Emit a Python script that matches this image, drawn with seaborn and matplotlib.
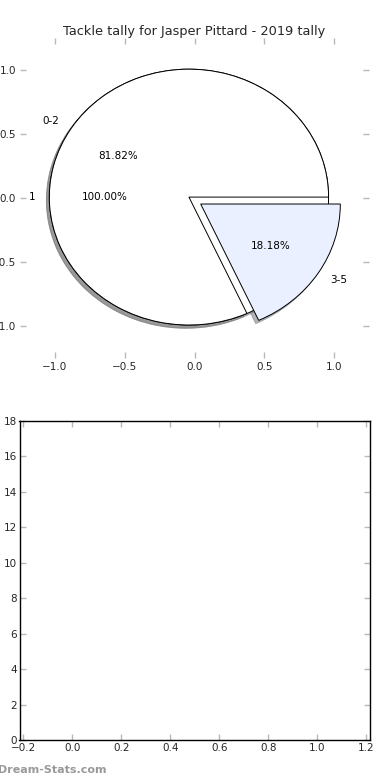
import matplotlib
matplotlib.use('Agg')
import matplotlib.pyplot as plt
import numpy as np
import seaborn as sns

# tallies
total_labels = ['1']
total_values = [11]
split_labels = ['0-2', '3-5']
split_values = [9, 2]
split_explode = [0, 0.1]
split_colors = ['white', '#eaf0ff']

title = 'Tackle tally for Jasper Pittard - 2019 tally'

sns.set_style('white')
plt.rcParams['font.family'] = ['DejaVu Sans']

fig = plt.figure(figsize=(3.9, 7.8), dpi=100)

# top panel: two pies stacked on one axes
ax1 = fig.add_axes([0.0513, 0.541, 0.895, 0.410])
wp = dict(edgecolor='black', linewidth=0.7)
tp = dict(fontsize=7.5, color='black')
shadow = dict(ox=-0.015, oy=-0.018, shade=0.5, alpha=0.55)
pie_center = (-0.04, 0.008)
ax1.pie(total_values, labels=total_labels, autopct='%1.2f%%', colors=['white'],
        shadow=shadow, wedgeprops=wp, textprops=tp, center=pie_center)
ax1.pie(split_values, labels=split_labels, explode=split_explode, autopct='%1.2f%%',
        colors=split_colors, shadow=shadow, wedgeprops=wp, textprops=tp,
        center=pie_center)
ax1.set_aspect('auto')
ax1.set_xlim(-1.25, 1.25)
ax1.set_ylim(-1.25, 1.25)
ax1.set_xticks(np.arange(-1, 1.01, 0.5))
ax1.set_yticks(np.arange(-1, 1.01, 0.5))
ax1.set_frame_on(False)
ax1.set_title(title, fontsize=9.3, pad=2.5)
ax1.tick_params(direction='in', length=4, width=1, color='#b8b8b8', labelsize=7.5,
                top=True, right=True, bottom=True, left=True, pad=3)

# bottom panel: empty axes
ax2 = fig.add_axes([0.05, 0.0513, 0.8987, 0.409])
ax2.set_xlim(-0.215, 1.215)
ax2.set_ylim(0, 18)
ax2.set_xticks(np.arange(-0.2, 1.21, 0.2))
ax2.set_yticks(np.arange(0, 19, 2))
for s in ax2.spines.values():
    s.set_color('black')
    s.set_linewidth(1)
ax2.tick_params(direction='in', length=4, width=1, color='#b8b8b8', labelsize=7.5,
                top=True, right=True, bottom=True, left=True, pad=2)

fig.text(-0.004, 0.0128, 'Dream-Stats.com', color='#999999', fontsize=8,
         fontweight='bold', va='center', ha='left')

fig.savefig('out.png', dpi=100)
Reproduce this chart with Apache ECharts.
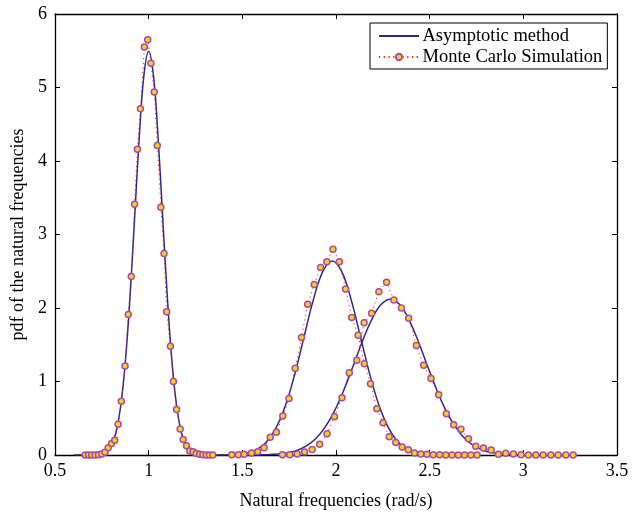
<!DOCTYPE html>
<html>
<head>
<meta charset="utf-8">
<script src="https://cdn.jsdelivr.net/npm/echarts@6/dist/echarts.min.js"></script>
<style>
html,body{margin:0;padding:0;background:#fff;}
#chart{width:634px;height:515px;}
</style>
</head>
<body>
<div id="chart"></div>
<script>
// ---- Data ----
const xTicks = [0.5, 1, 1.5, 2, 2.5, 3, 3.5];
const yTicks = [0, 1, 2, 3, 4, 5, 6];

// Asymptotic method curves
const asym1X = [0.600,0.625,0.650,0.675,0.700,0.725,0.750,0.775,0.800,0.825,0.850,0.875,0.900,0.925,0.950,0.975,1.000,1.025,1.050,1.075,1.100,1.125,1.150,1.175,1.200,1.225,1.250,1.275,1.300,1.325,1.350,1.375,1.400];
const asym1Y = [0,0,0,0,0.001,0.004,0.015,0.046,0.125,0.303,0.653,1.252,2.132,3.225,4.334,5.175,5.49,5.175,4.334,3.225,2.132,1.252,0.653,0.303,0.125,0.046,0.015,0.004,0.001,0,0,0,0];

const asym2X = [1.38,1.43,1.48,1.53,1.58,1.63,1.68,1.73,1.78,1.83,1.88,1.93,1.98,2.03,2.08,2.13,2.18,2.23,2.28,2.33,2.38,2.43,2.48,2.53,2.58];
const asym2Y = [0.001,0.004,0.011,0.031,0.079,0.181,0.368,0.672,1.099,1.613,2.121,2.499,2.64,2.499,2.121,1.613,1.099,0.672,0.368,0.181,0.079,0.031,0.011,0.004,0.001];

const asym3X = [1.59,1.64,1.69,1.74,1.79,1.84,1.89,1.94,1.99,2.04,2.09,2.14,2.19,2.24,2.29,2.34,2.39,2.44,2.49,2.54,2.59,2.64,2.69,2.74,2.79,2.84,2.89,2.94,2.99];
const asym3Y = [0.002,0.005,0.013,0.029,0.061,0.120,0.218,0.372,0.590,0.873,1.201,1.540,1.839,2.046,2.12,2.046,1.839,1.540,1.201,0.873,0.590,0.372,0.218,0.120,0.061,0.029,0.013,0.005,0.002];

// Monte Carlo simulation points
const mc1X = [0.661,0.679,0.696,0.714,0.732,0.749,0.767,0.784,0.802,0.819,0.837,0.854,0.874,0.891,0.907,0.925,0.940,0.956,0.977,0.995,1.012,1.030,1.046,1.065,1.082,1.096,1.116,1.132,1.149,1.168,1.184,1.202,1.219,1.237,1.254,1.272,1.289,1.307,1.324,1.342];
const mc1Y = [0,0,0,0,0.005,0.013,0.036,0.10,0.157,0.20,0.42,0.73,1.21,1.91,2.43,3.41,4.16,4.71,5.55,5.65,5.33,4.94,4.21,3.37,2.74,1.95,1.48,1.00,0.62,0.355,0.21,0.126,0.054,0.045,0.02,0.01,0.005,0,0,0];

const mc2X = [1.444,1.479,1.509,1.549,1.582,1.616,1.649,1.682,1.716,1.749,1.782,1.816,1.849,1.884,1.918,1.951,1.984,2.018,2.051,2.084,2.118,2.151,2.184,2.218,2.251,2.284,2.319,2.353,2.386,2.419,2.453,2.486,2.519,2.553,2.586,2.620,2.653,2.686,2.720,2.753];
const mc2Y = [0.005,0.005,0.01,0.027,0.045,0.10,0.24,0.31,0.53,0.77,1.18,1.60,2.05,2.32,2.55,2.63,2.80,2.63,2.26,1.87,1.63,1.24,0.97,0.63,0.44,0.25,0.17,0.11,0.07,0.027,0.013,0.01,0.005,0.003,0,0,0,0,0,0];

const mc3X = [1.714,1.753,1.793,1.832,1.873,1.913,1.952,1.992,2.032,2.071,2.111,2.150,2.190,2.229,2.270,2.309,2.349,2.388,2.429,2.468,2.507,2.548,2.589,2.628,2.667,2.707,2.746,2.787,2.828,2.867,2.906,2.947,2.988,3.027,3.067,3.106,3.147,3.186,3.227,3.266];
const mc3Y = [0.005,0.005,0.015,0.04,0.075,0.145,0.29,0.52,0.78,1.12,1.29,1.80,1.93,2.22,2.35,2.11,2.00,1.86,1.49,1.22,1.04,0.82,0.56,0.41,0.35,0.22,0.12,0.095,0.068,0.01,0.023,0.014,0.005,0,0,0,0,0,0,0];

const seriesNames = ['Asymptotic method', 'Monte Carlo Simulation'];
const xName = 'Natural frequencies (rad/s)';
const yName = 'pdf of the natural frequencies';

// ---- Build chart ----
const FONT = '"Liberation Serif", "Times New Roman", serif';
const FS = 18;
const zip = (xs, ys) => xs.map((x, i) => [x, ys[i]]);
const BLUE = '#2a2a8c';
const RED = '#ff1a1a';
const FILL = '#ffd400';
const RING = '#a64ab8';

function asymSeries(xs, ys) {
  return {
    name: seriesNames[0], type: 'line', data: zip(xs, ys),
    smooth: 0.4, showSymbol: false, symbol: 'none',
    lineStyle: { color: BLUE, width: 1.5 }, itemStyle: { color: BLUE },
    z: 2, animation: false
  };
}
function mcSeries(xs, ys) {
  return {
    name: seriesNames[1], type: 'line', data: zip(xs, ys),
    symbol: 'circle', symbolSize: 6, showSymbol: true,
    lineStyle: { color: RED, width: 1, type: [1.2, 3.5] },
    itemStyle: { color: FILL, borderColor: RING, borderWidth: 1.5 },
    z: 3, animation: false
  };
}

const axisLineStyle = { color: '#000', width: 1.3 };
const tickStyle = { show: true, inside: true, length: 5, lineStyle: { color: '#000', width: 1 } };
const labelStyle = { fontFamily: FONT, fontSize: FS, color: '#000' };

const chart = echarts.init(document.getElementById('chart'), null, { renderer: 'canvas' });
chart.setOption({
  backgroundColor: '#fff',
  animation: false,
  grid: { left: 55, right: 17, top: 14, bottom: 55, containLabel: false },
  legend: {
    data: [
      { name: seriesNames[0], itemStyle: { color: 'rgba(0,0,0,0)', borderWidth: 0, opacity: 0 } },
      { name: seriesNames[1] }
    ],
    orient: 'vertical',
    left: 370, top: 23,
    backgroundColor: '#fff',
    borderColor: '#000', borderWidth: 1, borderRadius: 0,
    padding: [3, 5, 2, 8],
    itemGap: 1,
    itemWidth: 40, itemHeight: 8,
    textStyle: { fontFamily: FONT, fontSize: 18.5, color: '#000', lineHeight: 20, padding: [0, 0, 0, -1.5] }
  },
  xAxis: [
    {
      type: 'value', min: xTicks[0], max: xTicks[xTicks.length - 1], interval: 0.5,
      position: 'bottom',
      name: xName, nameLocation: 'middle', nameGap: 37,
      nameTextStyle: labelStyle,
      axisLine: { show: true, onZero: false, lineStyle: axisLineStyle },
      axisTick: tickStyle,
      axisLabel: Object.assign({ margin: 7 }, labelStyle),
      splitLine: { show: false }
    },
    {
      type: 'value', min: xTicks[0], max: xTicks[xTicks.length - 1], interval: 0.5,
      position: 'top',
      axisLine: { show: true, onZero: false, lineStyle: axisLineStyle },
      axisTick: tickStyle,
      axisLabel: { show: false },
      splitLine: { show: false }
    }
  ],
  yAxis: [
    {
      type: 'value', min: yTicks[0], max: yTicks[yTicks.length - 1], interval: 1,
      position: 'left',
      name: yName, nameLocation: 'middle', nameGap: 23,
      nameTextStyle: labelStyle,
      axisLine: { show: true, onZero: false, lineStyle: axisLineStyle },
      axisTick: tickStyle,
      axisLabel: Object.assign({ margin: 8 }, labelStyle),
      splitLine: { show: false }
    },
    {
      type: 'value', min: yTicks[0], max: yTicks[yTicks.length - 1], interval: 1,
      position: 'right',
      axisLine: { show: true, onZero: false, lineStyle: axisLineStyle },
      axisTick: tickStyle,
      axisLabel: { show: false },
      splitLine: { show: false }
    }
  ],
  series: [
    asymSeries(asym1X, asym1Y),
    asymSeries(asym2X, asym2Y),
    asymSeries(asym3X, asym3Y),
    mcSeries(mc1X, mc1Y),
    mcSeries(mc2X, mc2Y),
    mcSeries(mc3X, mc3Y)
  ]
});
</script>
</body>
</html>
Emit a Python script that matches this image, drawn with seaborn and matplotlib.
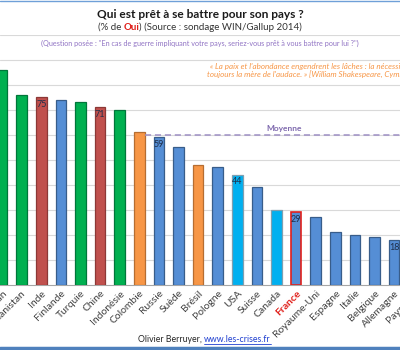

■ ■ ■ ■

Please reproduce, word for word, every line from the first line of the records above through the line containing "split_colors = ['white', '#eaf0ff']", and leave out the pictures.

[Result below]
Emit a Python script that matches this image, drawn with seaborn and matplotlib.
import matplotlib
matplotlib.use('Agg')
import matplotlib.pyplot as plt
import numpy as np
import seaborn as sns

# tallies
total_labels = ['1']
total_values = [11]
split_labels = ['0-2', '3-5']
split_values = [9, 2]
split_explode = [0, 0.1]
split_colors = ['white', '#eaf0ff']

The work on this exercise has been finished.